I was dazed that first night, overwhelmed. I had lost so many: my mother, Giuliano, my father… but Zalumma had always been there, caring for me. Zalumma, who would have known how to comfort me now that Matteo had been taken away. I told myself repeatedly that Salvatore might want to hurt Matteo, but Francesco would never allow it. But my hope for my child was a fine thread; if I clung to it tightly, it would break.
I would not go to my massive feather bed with the dagger hidden in it. Instead, I crawled onto Zalumma’s little cot and wept there until I fell asleep.
Francesco, of course, would not hear of my assisting with Zalumma’s burial or attending the service; he let the disposition of her corpse remain a cruel mystery.
Until my father and Zalumma died, until Matteo was taken from me, I had not realized how thoroughly hatred could usurp a heart. As my father Antonio had been at the thought of losing his wife to another, I was consumed. I dreamed of murder; I knew I could never rest until I saw my father’s dagger buried in Francesco’s chest, up to the hilt.
I cared nothing for justice. I wanted revenge.
During the long, solitary hours, I drew out the stiletto and felt it, cold and heavy, in my hand; I convinced myself that this had been the instrument of the elder Giuliano’s murder, that my father had kept it as a reminder of his guilt.
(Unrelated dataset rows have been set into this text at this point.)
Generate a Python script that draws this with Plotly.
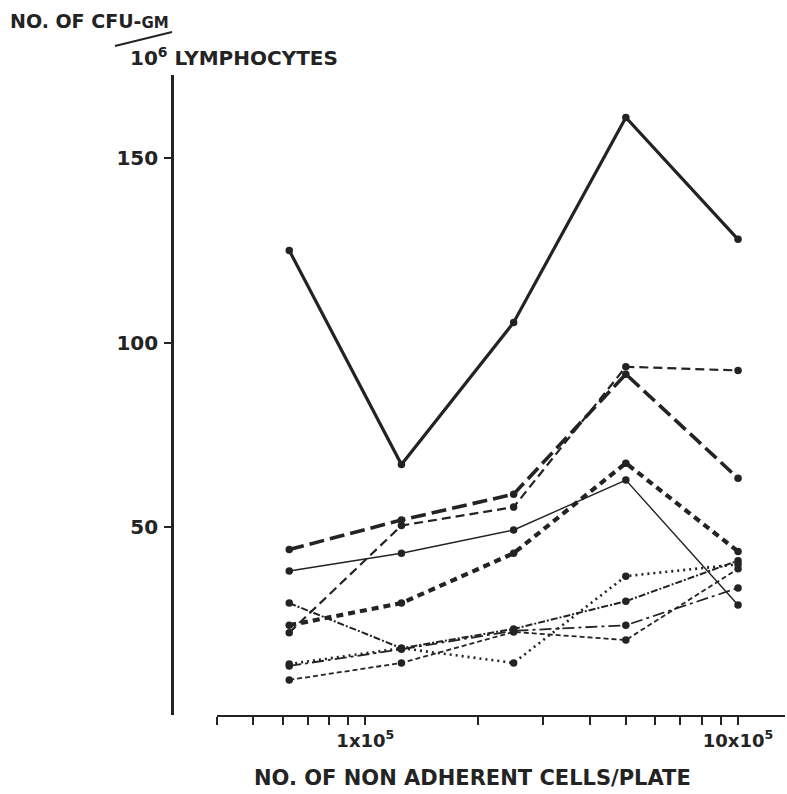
import math
import plotly.graph_objects as go

# Non-adherent cells plated per dish
cells_per_plate = [62500, 125000, 250000, 500000, 1000000]

# CFU-GM per 10^6 lymphocytes, one list per donor
donor_a = [125, 67, 105.5, 161, 128]
donor_b = [21.5, 50.5, 55.5, 93.5, 92.5]
donor_c = [44, 52, 59, 91.5, 63.3]
donor_d = [23.5, 29.5, 43, 67.4, 43.5]
donor_e = [38.2, 43, 49.3, 62.8, 29]
donor_f = [29.5, 17.3, 22.5, 30, 41]
donor_g = [13, 17.3, 13.3, 36.8, 40]
donor_h = [8.7, 13.3, 21.7, 19.5, 38.8]
donor_i = [12.5, 17, 22, 23.5, 33.6]

# x-axis ticks (log scale): labelled decades plus unlabelled minor ticks
x_tickvals = [1e5, 1e6]
x_ticktext = ["1x10<sup>5</sup>", "10x10<sup>5</sup>"]
x_minor_tickvals = [4e4, 5e4, 6e4, 7e4, 8e4, 9e4, 2e5, 3e5, 4e5, 5e5, 6e5, 7e5, 8e5, 9e5]
y_tickvals = [50, 100, 150]
y_ticktext = ["50", "100", "150"]

INK = "#232323"
FONT = "DejaVu Sans"

styles = [
    (donor_a, 3.2, "solid"),
    (donor_b, 2.2, "9px,5px"),
    (donor_c, 3.6, "15px,6px"),
    (donor_d, 4.2, "7px,5px"),
    (donor_e, 1.4, "solid"),
    (donor_f, 2.0, "7px,2px,2px,2px"),
    (donor_g, 2.6, "2px,4px"),
    (donor_h, 1.8, "5px,3px"),
    (donor_i, 1.8, "12px,4px,3px,4px"),
]

fig = go.Figure()
for vals, w, dash in styles:
    fig.add_trace(go.Scatter(
        x=cells_per_plate, y=vals, mode="lines+markers",
        line=dict(color=INK, width=w, dash=dash),
        marker=dict(color=INK, size=7.5),
        showlegend=False, hoverinfo="skip",
    ))

W, H = 787, 794
L, R, T, B = 172, 2, 75, 79
pw, ph = W - L - R, H - T - B


def px_x(px):
    return (px - L) / pw


def px_y(py):
    return (H - B - py) / ph


fig.update_layout(
    width=W, height=H,
    margin=dict(l=L, r=R, t=T, b=B),
    paper_bgcolor="white", plot_bgcolor="white",
    xaxis=dict(
        type="log", range=[math.log10(4e4), 6.126],
        domain=[px_x(217), 1],
        showgrid=False, zeroline=False,
        showline=True, linecolor=INK, linewidth=2.4,
        tickmode="array", tickvals=x_tickvals, ticktext=x_ticktext,
        ticks="outside", ticklen=8, tickwidth=2, tickcolor=INK,
        tickfont=dict(family=FONT, size=18, color=INK, weight="bold"),
        minor=dict(tickmode="array", tickvals=x_minor_tickvals,
                   ticks="outside", ticklen=8, tickwidth=2, tickcolor=INK,
                   showgrid=False),
        anchor="y",
    ),
    yaxis=dict(
        range=[-0.8, 172.5],
        anchor="free", position=0,
        showgrid=False, zeroline=False,
        showline=True, linecolor=INK, linewidth=2.6,
        tickmode="array", tickvals=y_tickvals, ticktext=y_ticktext,
        ticks="outside", ticklen=7, tickwidth=2, tickcolor=INK,
        ticklabelstandoff=2,
        tickfont=dict(family=FONT, size=20, color=INK, weight="bold"),
    ),
)

# Y-axis title, written as a fraction
fig.add_annotation(
    x=px_x(8), y=px_y(21), xref="paper", yref="paper",
    xanchor="left", yanchor="middle", showarrow=False,
    text="NO. OF CFU-<span style='font-size:15px'>GM</span>",
    font=dict(family=FONT, size=19, color=INK, weight="bold"),
)
fig.add_annotation(
    x=px_x(128), y=px_y(57), xref="paper", yref="paper",
    xanchor="left", yanchor="middle", showarrow=False,
    text="10<sup>6</sup> LYMPHOCYTES",
    font=dict(family=FONT, size=20, color=INK, weight="bold"),
)
fig.add_shape(
    type="line", xref="paper", yref="paper",
    x0=px_x(115), y0=px_y(46), x1=px_x(172), y1=px_y(32),
    line=dict(color=INK, width=2),
)

# X-axis title
fig.add_annotation(
    x=px_x(472), y=px_y(778), xref="paper", yref="paper",
    xanchor="center", yanchor="middle", showarrow=False,
    text="NO. OF NON ADHERENT CELLS/PLATE",
    font=dict(family=FONT, size=21, color=INK, weight="bold"),
)

fig.write_html("out.html")
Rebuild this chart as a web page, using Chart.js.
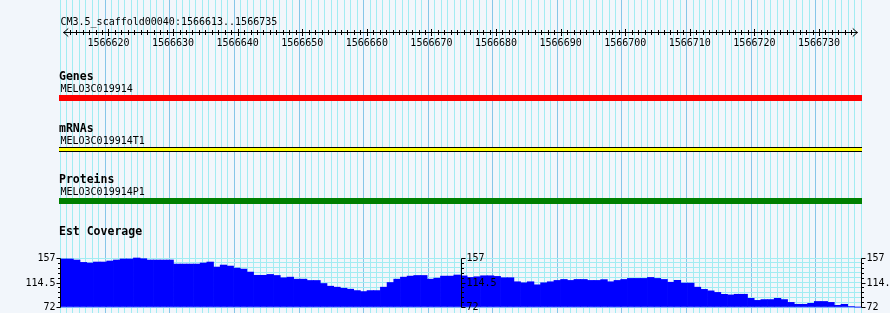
<!DOCTYPE html>
<html><head><meta charset="utf-8">
<script src="https://cdn.jsdelivr.net/npm/chart.js@4"></script>
<style>html,body{margin:0;padding:0;background:#F2F6FB;}canvas{display:block}</style>
</head><body>
<canvas id="c" width="890" height="313"></canvas>
<script>
// ---------------- data ----------------
const regionName = 'CM3.5_scaffold00040';
const regionStart = 1566613;
const regionEnd = 1566735;
const rulerLabels = [1566620, 1566630, 1566640, 1566650, 1566660, 1566670, 1566680, 1566690, 1566700, 1566710, 1566720, 1566730];

const trackTitles = ['Genes', 'mRNAs', 'Proteins'];
const featureNames = ['MELO3C019914', 'MELO3C019914T1', 'MELO3C019914P1'];
const featureStarts = [1566500, 1566500, 1566500];   // features run past both ends of the view
const featureEnds = [1566850, 1566850, 1566850];

const coverageTitle = 'Est Coverage';
const coverageValues = [
  155.3, 155.3, 153.5, 149.4, 148.3, 150.0, 150.0, 151.8, 153.5, 155.3,
  155.3, 157.0, 155.8, 153.5, 153.5, 153.5, 153.5, 146.5, 146.5, 146.5,
  146.5, 148.3, 150.0, 141.3, 144.8, 143.0, 139.5, 137.8, 132.6, 127.0,
  127.0, 128.5, 126.7, 122.7, 123.8, 120.3, 120.3, 118.0, 118.0, 112.8,
  108.1, 106.4, 104.6, 102.9, 100.5, 98.8, 100.5, 100.5, 106.4, 114.5,
  120.3, 123.8, 125.6, 126.7, 126.7, 120.3, 122.1, 125.6, 125.6, 127.5,
  126.0, 123.3, 124.5, 126.2, 126.2, 125.1, 122.8, 122.8, 115.8, 114.0,
  115.8, 110.5, 114.0, 115.8, 118.1, 119.8, 118.1, 119.8, 119.8, 118.1,
  118.1, 119.5, 115.8, 118.1, 119.8, 121.6, 121.6, 121.6, 123.3, 121.6,
  119.8, 115.0, 118.3, 113.5, 113.5, 106.4, 102.6, 100.0, 97.3, 94.0,
  93.0, 94.1, 94.1, 87.0, 83.5, 84.9, 84.9, 87.0, 84.9, 80.0,
  76.7, 76.7, 78.4, 81.6, 81.6, 80.0, 74.9, 76.7, 73.0, 72.0
];
const coverageTickLabels = ['157', '114.5', '72'];
const coverageMin = 72, coverageMax = 157;
const coverageBinLabels = coverageValues.map((v, i) =>
  String(Math.round(regionStart + i * (regionEnd - regionStart + 1) / coverageValues.length)));

// ---------------- styles / layout ----------------
const BG = '#F2F6FB';
const GRID_MINOR = '#A2ECF2';
const GRID_MAJOR = '#86C6E8';
const GRID_BASE = '#80B4FF';
const FEATURE_COLORS = ['#FF0000', '#FFFF00', '#008000'];
const SMALL = '10px "DejaVu Sans Mono", "Liberation Mono", monospace';
const BOLD = 'bold 11.5px "DejaVu Sans Mono", "Liberation Mono", monospace';
const LEFT = 60, RIGHT_PAD = 29;
const COV_TOP = 258, COV_BOTTOM = 307, H = 313;
const pxPerUnit = (COV_BOTTOM - COV_TOP) / (coverageMax - coverageMin);
const yMin = coverageMin - (H - COV_BOTTOM) / pxPerUnit;
const yMax = coverageMax + COV_TOP / pxPerUnit;
const TRACK_ROWS = [
  {title: 80, name: 92, top: 95, h: 6},
  {title: 132, name: 144, top: 147, h: 5},
  {title: 183, name: 195, top: 198, h: 6}
];
const COV_TITLE_Y = 235;

function line(ctx, x1, y1, x2, y2) { ctx.beginPath(); ctx.moveTo(x1, y1); ctx.lineTo(x2, y2); ctx.stroke(); }

const gbrowse = {
  id: 'gbrowse',
  beforeDraw(chart) {
    const ctx = chart.ctx;
    ctx.save(); ctx.fillStyle = BG; ctx.fillRect(0, 0, chart.width, chart.height); ctx.restore();
  },
  afterDatasetsDraw(chart) {
    const ctx = chart.ctx, xs = chart.scales.x, ys = chart.scales.yCov;
    ctx.save();
    ctx.strokeStyle = '#000'; ctx.fillStyle = '#000'; ctx.lineWidth = 1;

    // ----- ruler -----
    const ry = 32.5;
    const xl = xs.getPixelForValue(regionStart), xr = xs.getPixelForValue(regionEnd + 1);
    line(ctx, xl, ry, xr, ry);
    line(ctx, xl + 0.5, ry, xl + 5, ry - 4); line(ctx, xl + 0.5, ry, xl + 5, ry + 4);
    line(ctx, xr - 0.5, ry, xr - 5, ry - 4); line(ctx, xr - 0.5, ry, xr - 5, ry + 4);
    for (let p = regionStart + 1; p <= regionEnd; p++) {
      const px = Math.round(xs.getPixelForValue(p)) + 0.5;
      const len = (p % 10 === 0) ? 3.5 : 2.5;
      line(ctx, px, ry - len, px, ry + len);
    }
    ctx.font = SMALL; ctx.textBaseline = 'alphabetic';
    ctx.textAlign = 'center';
    rulerLabels.forEach(v => ctx.fillText(String(v), xs.getPixelForValue(v), 46));
    ctx.textAlign = 'left';
    ctx.fillText(regionName + ':' + regionStart + '..' + regionEnd, LEFT + 0.5, 25);

    // ----- feature tracks -----
    trackTitles.forEach((t, i) => {
      const row = TRACK_ROWS[i];
      ctx.font = BOLD; ctx.fillStyle = '#000';
      ctx.fillText(t, LEFT - 1, row.title);
      ctx.font = SMALL;
      ctx.fillText(featureNames[i], LEFT + 0.5, row.name);
      const a = Math.max(xs.getPixelForValue(featureStarts[i]), xs.left - 1);
      const b = Math.min(xs.getPixelForValue(featureEnds[i]), xs.right + 1);
      if (i === 1) {
        ctx.fillStyle = '#000'; ctx.fillRect(a, row.top, b - a, row.h);
        ctx.fillStyle = FEATURE_COLORS[i]; ctx.fillRect(a, row.top + 1, b - a, row.h - 2);
      } else {
        ctx.fillStyle = FEATURE_COLORS[i]; ctx.fillRect(a, row.top, b - a, row.h);
      }
    });

    // ----- coverage title & axes -----
    ctx.fillStyle = '#000'; ctx.font = BOLD;
    ctx.fillText(coverageTitle, LEFT - 1, COV_TITLE_Y);
    const step = (coverageMax - coverageMin) / 10;
    const labelVals = coverageTickLabels.map(Number);
    const axes = [
      {x: Math.round(xs.left) + 0.5, dir: -1},
      {x: Math.round((xs.left + xs.right) / 2) + 0.5, dir: 1},
      {x: Math.round(xs.right) + 0.5, dir: 1}
    ];
    ctx.font = SMALL; ctx.textBaseline = 'middle';
    axes.forEach(ax => {
      const yt = Math.round(ys.getPixelForValue(coverageMax)) + 0.5;
      const yb = Math.round(ys.getPixelForValue(coverageMin)) + 0.5;
      line(ctx, ax.x, yt, ax.x, yb);
      for (let k = 0; k <= 10; k++) {
        const v = coverageMin + k * step;
        const py = Math.round(ys.getPixelForValue(v)) + 0.5;
        const major = labelVals.some(l => Math.abs(l - v) < 1e-6);
        line(ctx, ax.x, py, ax.x + ax.dir * (major ? 4 : 2.5), py);
      }
      ctx.textAlign = ax.dir < 0 ? 'right' : 'left';
      coverageTickLabels.forEach((lab, i) => {
        ctx.fillText(lab, ax.x + ax.dir * 5, ys.getPixelForValue(labelVals[i]) + 0.5);
      });
    });
    ctx.restore();
  }
};

new Chart(document.getElementById('c'), {
  type: 'bar',
  data: {
    labels: coverageBinLabels,
    datasets: [{
      data: coverageValues,
      xAxisID: 'xb', yAxisID: 'yCov',
      backgroundColor: '#0000FF', borderWidth: 0,
      barPercentage: 1, categoryPercentage: 1, base: coverageMin
    }]
  },
  options: {
    responsive: false, animation: false, devicePixelRatio: 1, events: [],
    layout: {padding: {left: 0, right: RIGHT_PAD, top: 0, bottom: 0}},
    plugins: {legend: {display: false}, tooltip: {enabled: false}},
    scales: {
      x: {
        type: 'linear', position: 'bottom', min: regionStart, max: regionEnd + 1,
        ticks: {display: false, stepSize: 1},
        border: {display: false},
        grid: {drawTicks: false, lineWidth: 1,
          color: c => (c.tick && Math.round(c.tick.value) % 10 === 0) ? GRID_MAJOR : GRID_MINOR},
        afterFit: s => { s.height = 0; }
      },
      xb: {
        type: 'category', position: 'bottom', offset: true, display: false,
        grid: {display: false}
      },
      yCov: {
        type: 'linear', position: 'left', min: yMin, max: yMax,
        ticks: {display: false},
        border: {display: false},
        grid: {drawTicks: false, lineWidth: 1,
          color: c => (c.tick && Math.abs(c.tick.value - coverageMin) < 1e-6) ? GRID_BASE : GRID_MINOR},
        afterBuildTicks: s => {
          const t = [];
          for (let k = 0; k <= 10; k++) t.push({value: coverageMin + k * (coverageMax - coverageMin) / 10});
          s.ticks = t;
        },
        afterFit: s => { s.width = LEFT; }
      }
    }
  },
  plugins: [gbrowse]
});
</script>
</body></html>
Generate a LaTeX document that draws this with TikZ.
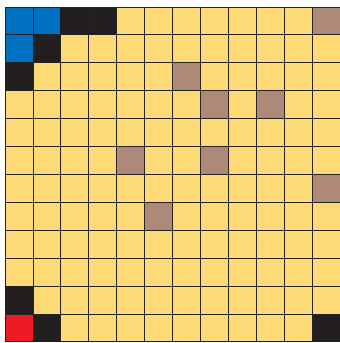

I put my finger to the dagger’s tip, deadly fine and shining, and let it pierce me, silent and sharp. Blood rilled, a dark pearl, and I put my mouth to it before it dripped onto my skirts. It tasted like metal, like the blade; I wished it had been Francesco’s.
What was to repeat? How was I meant to finish it?
I recalled, as best I could, what my mother had told me of Giuliano’s death; I contemplated each separate step.
In the Duomo, the priest had lifted the wine-filled chalice, offering it to God for blessing; this was the signal for the assassins to strike.